The explanation of geothermal energy is only a partial one. Here in Canada, in my immediate neighbourhood (20 mile radius) there are a several companies that sell and install geothermal systems for homes and office buildings. They dig deep trenches and lay pipe horizontally in a closed system.. A fluid is pumped through the pipes, passes through a heat exchanger and the heat is used to heat water or heat the building. You do not have to use a deep vertical pipe system, or have hot springs to achieve a workable system.
Quiet1 - You are correct that it does not take a deep well to create a signifigant heat exchanger for controlling air temperature. Since the fickleness of weather and seasons only penetrates the first few feet of the earth's insulating dirt, underneath you get a constant temperature cooler than most summer temperatures and warmer than most winter. It is, ideed, a wonderful way to conserve energy.

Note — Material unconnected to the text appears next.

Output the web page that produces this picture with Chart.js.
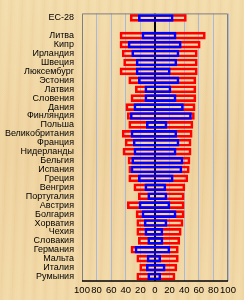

Creating electricity, however, requires a much more agressive system, so needs not stable shallow crust temperatures, but hot radiant core heat from deeper in the earth. This requires not only wells, but wells specifically placed at shallow points in the earth's crust where more heat radiates to the surface.
So, while you can bake a pig in some places just by throwing it in a hole with some pineapples, in other places you would have to drill through signifigant amounts of solid granite.
As the drawing showed, most of the US, particularly the east cost, is not sitting on prime geothermal land. If we looked more like Iceland, we would be hearing much more about geothermal.
"I seem to recall reading that you can tap geothermal energy anywhere in the country if you only drill deep enough."
That's technically true but you'll be sucking ~50 times less energy through this borehole per unit time than a conventional oil well and you'll have to keep drilling new holes as one volume of rock becomes depleted(it will heat back up, but you'll have to leave it alone for a century or two).
It's probably easier to crack nuclear fusion than to develop an economical method to drill as deep as the Kola superdeep borehole for just this trifling amount of power.